## Data shown
-*-
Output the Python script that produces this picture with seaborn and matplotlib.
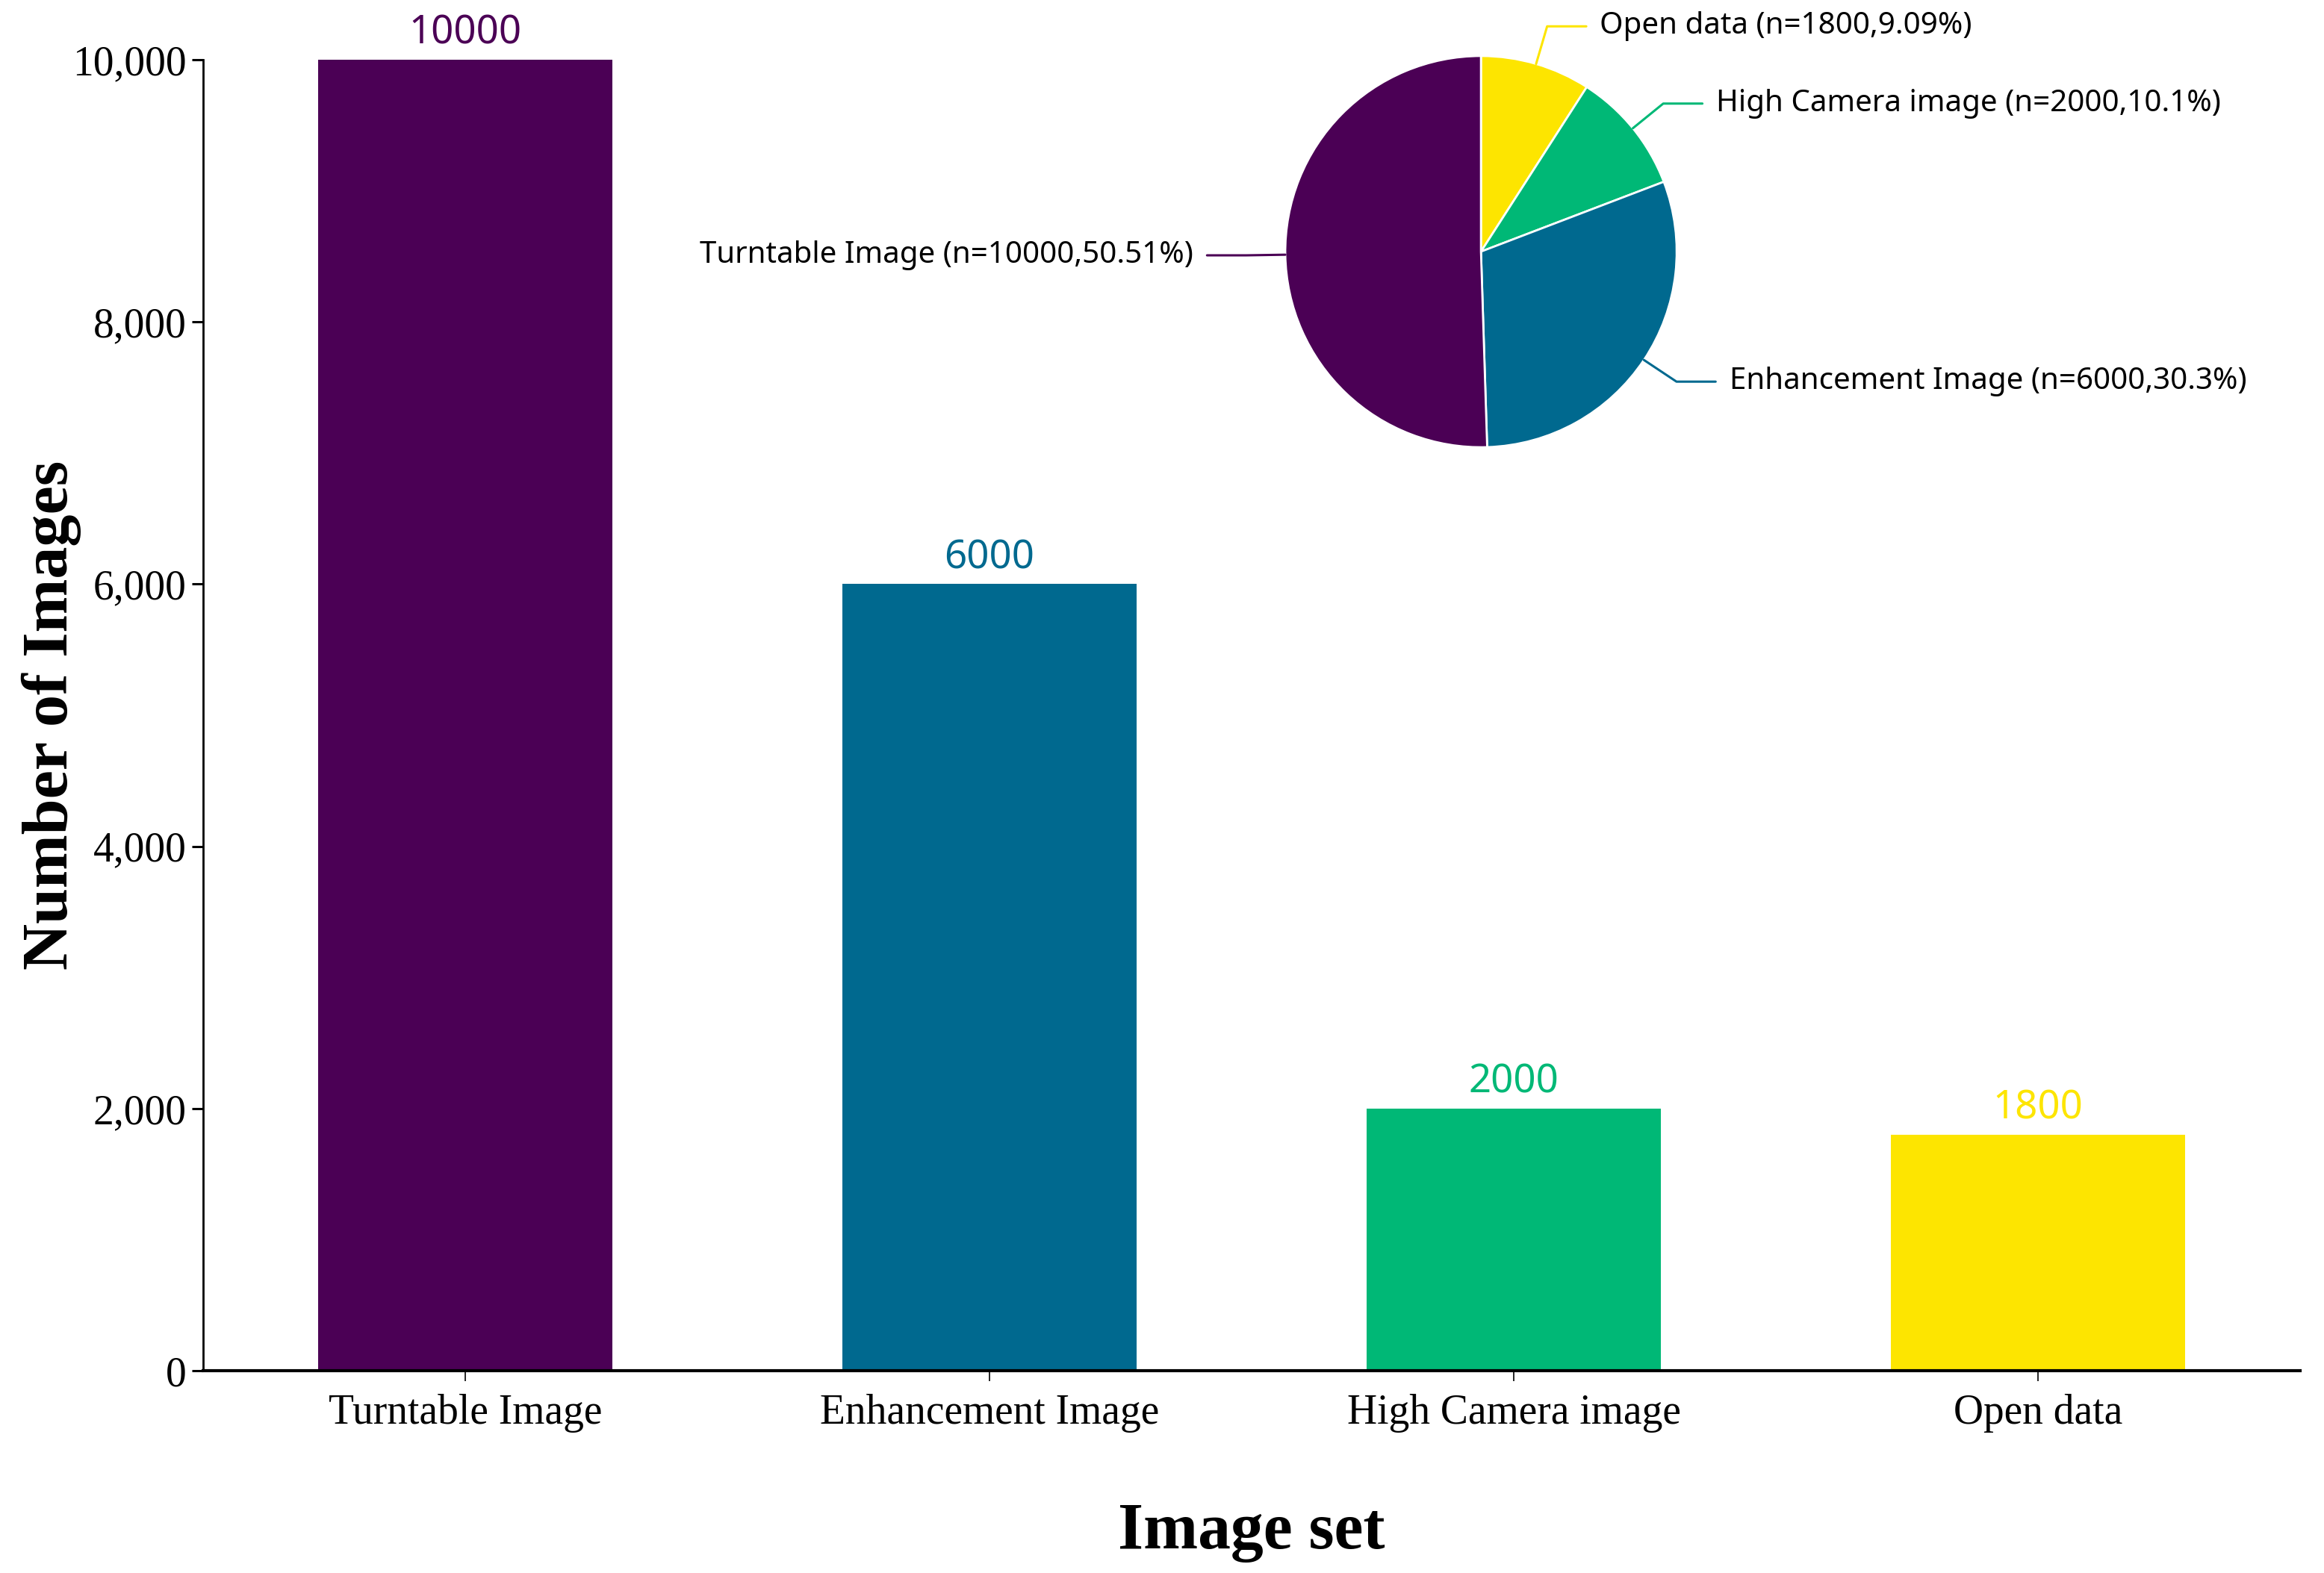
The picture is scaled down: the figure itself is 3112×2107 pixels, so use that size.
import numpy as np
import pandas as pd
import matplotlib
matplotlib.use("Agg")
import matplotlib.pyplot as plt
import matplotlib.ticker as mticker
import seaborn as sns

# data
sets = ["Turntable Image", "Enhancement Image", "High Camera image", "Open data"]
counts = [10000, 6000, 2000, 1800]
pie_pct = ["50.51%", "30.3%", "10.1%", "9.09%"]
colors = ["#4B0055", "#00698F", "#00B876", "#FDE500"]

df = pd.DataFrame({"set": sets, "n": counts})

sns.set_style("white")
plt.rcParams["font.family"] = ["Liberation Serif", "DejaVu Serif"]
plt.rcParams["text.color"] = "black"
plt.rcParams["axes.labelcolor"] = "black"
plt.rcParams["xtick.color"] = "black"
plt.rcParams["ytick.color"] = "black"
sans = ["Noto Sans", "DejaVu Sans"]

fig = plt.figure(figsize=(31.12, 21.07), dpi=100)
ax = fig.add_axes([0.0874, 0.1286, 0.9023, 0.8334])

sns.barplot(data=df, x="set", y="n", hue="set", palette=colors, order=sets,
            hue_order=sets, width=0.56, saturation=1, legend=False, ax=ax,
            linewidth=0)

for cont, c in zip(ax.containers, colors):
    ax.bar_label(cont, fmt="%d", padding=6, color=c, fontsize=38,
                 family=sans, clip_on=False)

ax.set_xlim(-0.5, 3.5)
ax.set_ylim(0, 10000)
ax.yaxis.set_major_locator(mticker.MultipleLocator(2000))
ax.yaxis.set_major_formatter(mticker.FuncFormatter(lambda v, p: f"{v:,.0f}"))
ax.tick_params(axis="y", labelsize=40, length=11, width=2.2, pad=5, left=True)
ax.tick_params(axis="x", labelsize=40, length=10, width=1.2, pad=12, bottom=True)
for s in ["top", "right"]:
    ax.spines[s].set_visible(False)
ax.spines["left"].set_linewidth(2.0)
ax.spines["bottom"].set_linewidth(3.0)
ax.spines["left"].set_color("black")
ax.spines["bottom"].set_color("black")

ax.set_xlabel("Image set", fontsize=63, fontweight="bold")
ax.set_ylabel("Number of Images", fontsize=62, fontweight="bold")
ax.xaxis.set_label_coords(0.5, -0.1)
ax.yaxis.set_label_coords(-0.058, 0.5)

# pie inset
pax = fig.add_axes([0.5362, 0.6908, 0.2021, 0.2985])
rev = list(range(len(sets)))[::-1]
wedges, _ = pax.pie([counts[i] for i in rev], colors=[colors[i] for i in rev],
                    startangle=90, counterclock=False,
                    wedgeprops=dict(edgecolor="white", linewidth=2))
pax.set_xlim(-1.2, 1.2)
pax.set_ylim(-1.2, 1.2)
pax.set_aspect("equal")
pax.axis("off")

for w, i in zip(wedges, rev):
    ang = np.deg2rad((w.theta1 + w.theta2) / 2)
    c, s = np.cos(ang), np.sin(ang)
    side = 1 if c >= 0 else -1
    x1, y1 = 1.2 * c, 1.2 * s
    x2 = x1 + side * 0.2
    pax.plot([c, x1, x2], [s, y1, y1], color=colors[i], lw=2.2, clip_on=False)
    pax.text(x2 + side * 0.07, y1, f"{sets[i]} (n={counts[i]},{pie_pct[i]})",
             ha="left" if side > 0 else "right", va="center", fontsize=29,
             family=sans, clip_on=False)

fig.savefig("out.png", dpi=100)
-*-
## What to do
Go from the first line of the data above to the line containing "ax.yaxis.set_label_coords(-0.058, 0.5)" and retype exactly those lines, both included, but none of the pictures.

## Output for this exercise
Output the Python script that produces this picture with seaborn and matplotlib.
The picture is scaled down: the figure itself is 3112×2107 pixels, so use that size.
import numpy as np
import pandas as pd
import matplotlib
matplotlib.use("Agg")
import matplotlib.pyplot as plt
import matplotlib.ticker as mticker
import seaborn as sns

# data
sets = ["Turntable Image", "Enhancement Image", "High Camera image", "Open data"]
counts = [10000, 6000, 2000, 1800]
pie_pct = ["50.51%", "30.3%", "10.1%", "9.09%"]
colors = ["#4B0055", "#00698F", "#00B876", "#FDE500"]

df = pd.DataFrame({"set": sets, "n": counts})

sns.set_style("white")
plt.rcParams["font.family"] = ["Liberation Serif", "DejaVu Serif"]
plt.rcParams["text.color"] = "black"
plt.rcParams["axes.labelcolor"] = "black"
plt.rcParams["xtick.color"] = "black"
plt.rcParams["ytick.color"] = "black"
sans = ["Noto Sans", "DejaVu Sans"]

fig = plt.figure(figsize=(31.12, 21.07), dpi=100)
ax = fig.add_axes([0.0874, 0.1286, 0.9023, 0.8334])

sns.barplot(data=df, x="set", y="n", hue="set", palette=colors, order=sets,
            hue_order=sets, width=0.56, saturation=1, legend=False, ax=ax,
            linewidth=0)

for cont, c in zip(ax.containers, colors):
    ax.bar_label(cont, fmt="%d", padding=6, color=c, fontsize=38,
                 family=sans, clip_on=False)

ax.set_xlim(-0.5, 3.5)
ax.set_ylim(0, 10000)
ax.yaxis.set_major_locator(mticker.MultipleLocator(2000))
ax.yaxis.set_major_formatter(mticker.FuncFormatter(lambda v, p: f"{v:,.0f}"))
ax.tick_params(axis="y", labelsize=40, length=11, width=2.2, pad=5, left=True)
ax.tick_params(axis="x", labelsize=40, length=10, width=1.2, pad=12, bottom=True)
for s in ["top", "right"]:
    ax.spines[s].set_visible(False)
ax.spines["left"].set_linewidth(2.0)
ax.spines["bottom"].set_linewidth(3.0)
ax.spines["left"].set_color("black")
ax.spines["bottom"].set_color("black")

ax.set_xlabel("Image set", fontsize=63, fontweight="bold")
ax.set_ylabel("Number of Images", fontsize=62, fontweight="bold")
ax.xaxis.set_label_coords(0.5, -0.1)
ax.yaxis.set_label_coords(-0.058, 0.5)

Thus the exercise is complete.